◆ DIRECTION: Give back every line exactly as it appears, pictures excluded.

◆ DATASET SECTION:

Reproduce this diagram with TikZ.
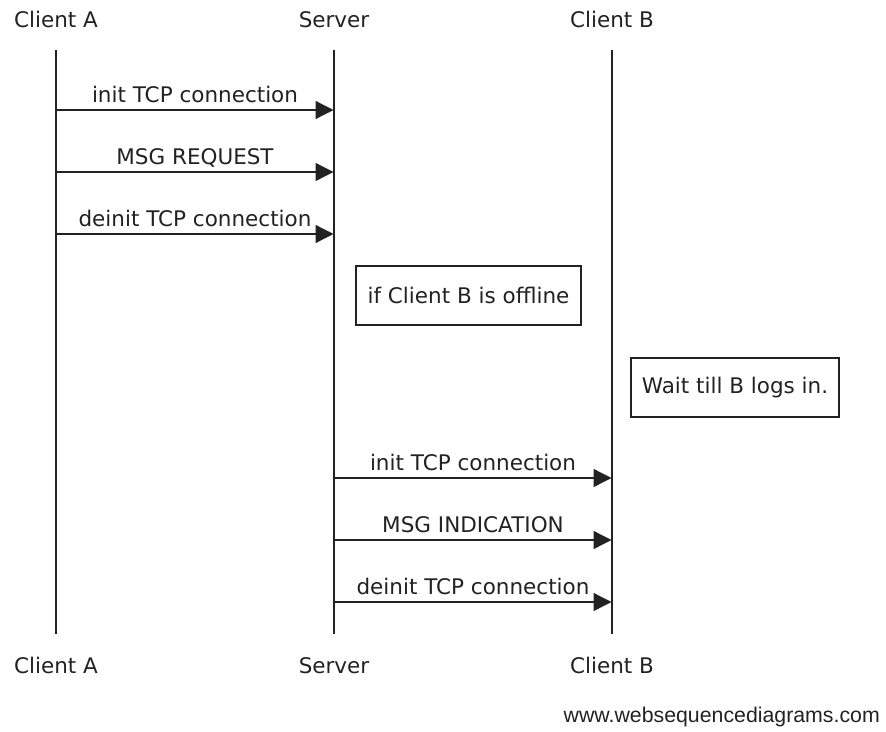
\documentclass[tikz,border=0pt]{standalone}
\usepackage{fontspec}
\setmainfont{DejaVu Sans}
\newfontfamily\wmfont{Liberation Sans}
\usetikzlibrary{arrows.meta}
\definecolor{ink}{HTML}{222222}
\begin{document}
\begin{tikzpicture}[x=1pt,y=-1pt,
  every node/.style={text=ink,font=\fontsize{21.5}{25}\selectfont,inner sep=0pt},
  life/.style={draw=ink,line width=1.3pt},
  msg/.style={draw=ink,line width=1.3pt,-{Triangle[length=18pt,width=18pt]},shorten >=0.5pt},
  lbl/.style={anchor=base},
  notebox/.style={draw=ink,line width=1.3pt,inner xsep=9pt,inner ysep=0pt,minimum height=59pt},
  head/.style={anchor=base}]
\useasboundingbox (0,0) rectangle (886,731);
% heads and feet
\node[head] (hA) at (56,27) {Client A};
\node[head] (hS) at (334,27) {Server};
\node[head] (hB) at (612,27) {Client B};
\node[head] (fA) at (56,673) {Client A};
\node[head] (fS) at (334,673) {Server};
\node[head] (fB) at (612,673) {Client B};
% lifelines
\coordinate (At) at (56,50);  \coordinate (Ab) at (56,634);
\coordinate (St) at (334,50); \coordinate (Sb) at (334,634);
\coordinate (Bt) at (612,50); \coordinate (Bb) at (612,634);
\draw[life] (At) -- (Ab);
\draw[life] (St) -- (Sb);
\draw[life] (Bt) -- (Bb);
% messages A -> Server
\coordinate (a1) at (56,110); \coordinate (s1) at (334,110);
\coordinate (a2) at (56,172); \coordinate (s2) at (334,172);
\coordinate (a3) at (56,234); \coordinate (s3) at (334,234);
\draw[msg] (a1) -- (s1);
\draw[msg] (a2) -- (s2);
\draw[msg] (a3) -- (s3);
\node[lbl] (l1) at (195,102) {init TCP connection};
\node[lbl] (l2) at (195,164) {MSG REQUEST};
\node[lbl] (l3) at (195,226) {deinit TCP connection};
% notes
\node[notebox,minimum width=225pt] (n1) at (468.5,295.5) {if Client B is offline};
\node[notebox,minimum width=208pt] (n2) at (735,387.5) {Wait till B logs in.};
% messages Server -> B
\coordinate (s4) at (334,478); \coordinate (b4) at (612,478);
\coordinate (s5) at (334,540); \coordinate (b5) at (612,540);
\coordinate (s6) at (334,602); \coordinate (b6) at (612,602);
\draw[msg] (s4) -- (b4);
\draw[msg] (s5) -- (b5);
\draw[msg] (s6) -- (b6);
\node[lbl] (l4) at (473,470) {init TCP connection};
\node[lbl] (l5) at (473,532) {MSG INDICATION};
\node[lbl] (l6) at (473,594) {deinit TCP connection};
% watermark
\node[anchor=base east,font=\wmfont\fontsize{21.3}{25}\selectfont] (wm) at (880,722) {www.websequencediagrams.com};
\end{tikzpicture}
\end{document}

◆ RESULT BELOW:
Reproduce this diagram with TikZ.
\documentclass[tikz,border=0pt]{standalone}
\usepackage{fontspec}
\setmainfont{DejaVu Sans}
\newfontfamily\wmfont{Liberation Sans}
\usetikzlibrary{arrows.meta}
\definecolor{ink}{HTML}{222222}
\begin{document}
\begin{tikzpicture}[x=1pt,y=-1pt,
  every node/.style={text=ink,font=\fontsize{21.5}{25}\selectfont,inner sep=0pt},
  life/.style={draw=ink,line width=1.3pt},
  msg/.style={draw=ink,line width=1.3pt,-{Triangle[length=18pt,width=18pt]},shorten >=0.5pt},
  lbl/.style={anchor=base},
  notebox/.style={draw=ink,line width=1.3pt,inner xsep=9pt,inner ysep=0pt,minimum height=59pt},
  head/.style={anchor=base}]
\useasboundingbox (0,0) rectangle (886,731);
% heads and feet
\node[head] (hA) at (56,27) {Client A};
\node[head] (hS) at (334,27) {Server};
\node[head] (hB) at (612,27) {Client B};
\node[head] (fA) at (56,673) {Client A};
\node[head] (fS) at (334,673) {Server};
\node[head] (fB) at (612,673) {Client B};
% lifelines
\coordinate (At) at (56,50);  \coordinate (Ab) at (56,634);
\coordinate (St) at (334,50); \coordinate (Sb) at (334,634);
\coordinate (Bt) at (612,50); \coordinate (Bb) at (612,634);
\draw[life] (At) -- (Ab);
\draw[life] (St) -- (Sb);
\draw[life] (Bt) -- (Bb);
% messages A -> Server
\coordinate (a1) at (56,110); \coordinate (s1) at (334,110);
\coordinate (a2) at (56,172); \coordinate (s2) at (334,172);
\coordinate (a3) at (56,234); \coordinate (s3) at (334,234);
\draw[msg] (a1) -- (s1);
\draw[msg] (a2) -- (s2);
\draw[msg] (a3) -- (s3);
\node[lbl] (l1) at (195,102) {init TCP connection};
\node[lbl] (l2) at (195,164) {MSG REQUEST};
\node[lbl] (l3) at (195,226) {deinit TCP connection};
% notes
\node[notebox,minimum width=225pt] (n1) at (468.5,295.5) {if Client B is offline};
\node[notebox,minimum width=208pt] (n2) at (735,387.5) {Wait till B logs in.};
% messages Server -> B
\coordinate (s4) at (334,478); \coordinate (b4) at (612,478);
\coordinate (s5) at (334,540); \coordinate (b5) at (612,540);
\coordinate (s6) at (334,602); \coordinate (b6) at (612,602);
\draw[msg] (s4) -- (b4);
\draw[msg] (s5) -- (b5);
\draw[msg] (s6) -- (b6);
\node[lbl] (l4) at (473,470) {init TCP connection};
\node[lbl] (l5) at (473,532) {MSG INDICATION};
\node[lbl] (l6) at (473,594) {deinit TCP connection};
% watermark
\node[anchor=base east,font=\wmfont\fontsize{21.3}{25}\selectfont] (wm) at (880,722) {www.websequencediagrams.com};
\end{tikzpicture}
\end{document}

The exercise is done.